1. Rods must comply with sporting ethics and customs. Considerable latitude is allowed in the choice of rod, but rods giving the angler an unfair advantage will be disqualified. This rule is intended to eliminate the use of unconventional rods.
2. The rod tip must be a minimum of 101.6cm (40in) in length. The rod butt cannot exceed 68.58cm (27in) in length. These measurements must be made from a point directly beneath the centre of the reel. A curved butt is measured in a straight line. (Above measurements do not apply to surf-casting rods.)
1. Reels must comply with sporting ethics and customs.
2. Power-driven reels of any kind are prohibited.
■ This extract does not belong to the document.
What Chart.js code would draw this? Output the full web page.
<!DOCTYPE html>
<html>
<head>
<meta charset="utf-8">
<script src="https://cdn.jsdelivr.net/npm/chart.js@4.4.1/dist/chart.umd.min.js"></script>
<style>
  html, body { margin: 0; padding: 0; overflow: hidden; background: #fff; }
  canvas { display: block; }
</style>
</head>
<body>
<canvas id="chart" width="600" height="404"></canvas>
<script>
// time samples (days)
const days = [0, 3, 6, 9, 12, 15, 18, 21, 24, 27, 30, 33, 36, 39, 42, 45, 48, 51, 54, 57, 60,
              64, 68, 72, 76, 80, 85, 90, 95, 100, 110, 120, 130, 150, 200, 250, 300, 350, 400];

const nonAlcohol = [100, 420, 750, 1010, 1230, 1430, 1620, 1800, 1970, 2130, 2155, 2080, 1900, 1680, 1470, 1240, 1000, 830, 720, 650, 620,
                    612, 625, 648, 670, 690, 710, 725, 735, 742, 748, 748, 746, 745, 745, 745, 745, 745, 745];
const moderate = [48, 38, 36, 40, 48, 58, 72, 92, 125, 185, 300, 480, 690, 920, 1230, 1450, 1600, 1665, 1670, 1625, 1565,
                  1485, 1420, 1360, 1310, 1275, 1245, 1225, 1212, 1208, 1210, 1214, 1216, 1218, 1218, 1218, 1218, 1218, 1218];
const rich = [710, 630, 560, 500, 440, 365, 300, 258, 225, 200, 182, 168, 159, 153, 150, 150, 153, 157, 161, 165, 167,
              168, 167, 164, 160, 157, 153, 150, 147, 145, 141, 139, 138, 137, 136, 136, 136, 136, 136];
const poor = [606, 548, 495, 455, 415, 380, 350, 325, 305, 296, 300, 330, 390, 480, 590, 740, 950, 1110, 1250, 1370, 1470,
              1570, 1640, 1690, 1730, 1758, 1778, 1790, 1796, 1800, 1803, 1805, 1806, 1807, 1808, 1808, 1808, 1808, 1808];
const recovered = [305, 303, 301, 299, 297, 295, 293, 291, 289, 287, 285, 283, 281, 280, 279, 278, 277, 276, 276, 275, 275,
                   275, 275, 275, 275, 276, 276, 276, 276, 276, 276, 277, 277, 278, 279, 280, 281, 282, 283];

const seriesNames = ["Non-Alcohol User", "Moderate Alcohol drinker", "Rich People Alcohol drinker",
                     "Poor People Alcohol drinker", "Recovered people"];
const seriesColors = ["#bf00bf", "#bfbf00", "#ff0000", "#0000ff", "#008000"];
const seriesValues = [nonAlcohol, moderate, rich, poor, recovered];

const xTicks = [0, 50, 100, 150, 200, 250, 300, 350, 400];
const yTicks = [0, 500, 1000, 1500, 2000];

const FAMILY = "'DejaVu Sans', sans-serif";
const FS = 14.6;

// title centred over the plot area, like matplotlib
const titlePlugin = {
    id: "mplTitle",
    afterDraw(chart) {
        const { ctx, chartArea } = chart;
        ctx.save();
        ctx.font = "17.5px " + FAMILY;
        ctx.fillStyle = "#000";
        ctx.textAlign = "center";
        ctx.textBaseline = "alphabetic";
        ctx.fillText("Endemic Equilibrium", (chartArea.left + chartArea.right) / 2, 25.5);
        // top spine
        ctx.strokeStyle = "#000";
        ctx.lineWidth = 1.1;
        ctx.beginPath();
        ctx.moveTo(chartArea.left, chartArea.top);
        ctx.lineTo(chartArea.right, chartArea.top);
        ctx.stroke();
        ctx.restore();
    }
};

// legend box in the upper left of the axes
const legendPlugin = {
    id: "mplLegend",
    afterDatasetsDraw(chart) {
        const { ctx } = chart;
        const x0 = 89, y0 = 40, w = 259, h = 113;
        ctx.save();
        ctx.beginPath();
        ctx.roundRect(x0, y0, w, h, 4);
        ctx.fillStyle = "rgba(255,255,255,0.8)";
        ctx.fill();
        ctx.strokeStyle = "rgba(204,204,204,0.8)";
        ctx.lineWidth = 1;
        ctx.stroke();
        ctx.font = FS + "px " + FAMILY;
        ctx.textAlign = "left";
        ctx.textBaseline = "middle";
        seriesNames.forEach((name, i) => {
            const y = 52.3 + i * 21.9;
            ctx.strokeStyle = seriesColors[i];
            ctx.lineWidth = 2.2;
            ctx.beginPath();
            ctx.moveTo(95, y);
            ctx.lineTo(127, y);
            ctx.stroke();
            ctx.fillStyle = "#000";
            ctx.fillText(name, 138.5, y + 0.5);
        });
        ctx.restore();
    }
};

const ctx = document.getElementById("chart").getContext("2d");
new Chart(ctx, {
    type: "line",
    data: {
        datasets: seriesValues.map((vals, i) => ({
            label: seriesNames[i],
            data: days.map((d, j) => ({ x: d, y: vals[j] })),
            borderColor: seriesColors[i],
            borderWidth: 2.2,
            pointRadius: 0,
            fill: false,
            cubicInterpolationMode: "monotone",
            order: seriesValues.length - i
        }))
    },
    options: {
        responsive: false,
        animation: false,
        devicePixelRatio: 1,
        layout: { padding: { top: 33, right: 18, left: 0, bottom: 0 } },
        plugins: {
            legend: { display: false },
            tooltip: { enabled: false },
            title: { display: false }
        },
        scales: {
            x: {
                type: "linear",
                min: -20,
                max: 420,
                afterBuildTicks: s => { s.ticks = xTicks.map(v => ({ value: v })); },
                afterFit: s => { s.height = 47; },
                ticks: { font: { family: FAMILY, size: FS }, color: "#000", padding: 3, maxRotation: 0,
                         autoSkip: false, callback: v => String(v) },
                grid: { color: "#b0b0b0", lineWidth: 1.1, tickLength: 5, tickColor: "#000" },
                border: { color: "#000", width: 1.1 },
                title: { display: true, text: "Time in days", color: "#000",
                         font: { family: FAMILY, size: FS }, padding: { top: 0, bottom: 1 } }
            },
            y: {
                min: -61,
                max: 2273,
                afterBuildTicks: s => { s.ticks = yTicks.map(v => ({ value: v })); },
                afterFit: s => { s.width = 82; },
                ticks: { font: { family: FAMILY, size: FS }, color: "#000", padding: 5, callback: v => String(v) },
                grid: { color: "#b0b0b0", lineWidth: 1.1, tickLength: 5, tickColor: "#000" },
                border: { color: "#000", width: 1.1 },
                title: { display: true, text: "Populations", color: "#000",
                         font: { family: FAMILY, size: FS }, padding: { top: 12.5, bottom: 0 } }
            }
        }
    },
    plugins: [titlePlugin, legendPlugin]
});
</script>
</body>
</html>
This includes motor, hydraulic or electrically driven reels and any device that gives the angler an unfair advantage.
3. Ratchet handle reels are prohibited.
4. Reels designed to be cranked with both hands at the same time are prohibited.
The Angling Rules and Regulations have been formulated to promote ethical and sportsmanlike angling practices, to establish uniform regulations for the compilation of Australian Gamefish Records and to provide basic angling guidelines for use in fishing tournaments and any other group angling activity.
The word ‘angling’ is defined as catching or attempting to catch fish with a rod, reel, line and hook as outlined in the GFAA Angling Rules and Equipment Regulations. However, there are some aspects of angling that cannot be controlled through rule-making. Angling rules cannot ensure an outstanding performance from each fish and Australian records cannot indicate the amount of difficulty in catching the fish.
Captures in which the fish has not fought or has not had a chance to fight do not reflect credit on the angler, and only the angler can properly evaluate the degree of achievement in establishing the record.
Only fish caught in accordance with GFAA Australian Angling Rules and within the intent of these rules will be considered for Australian records.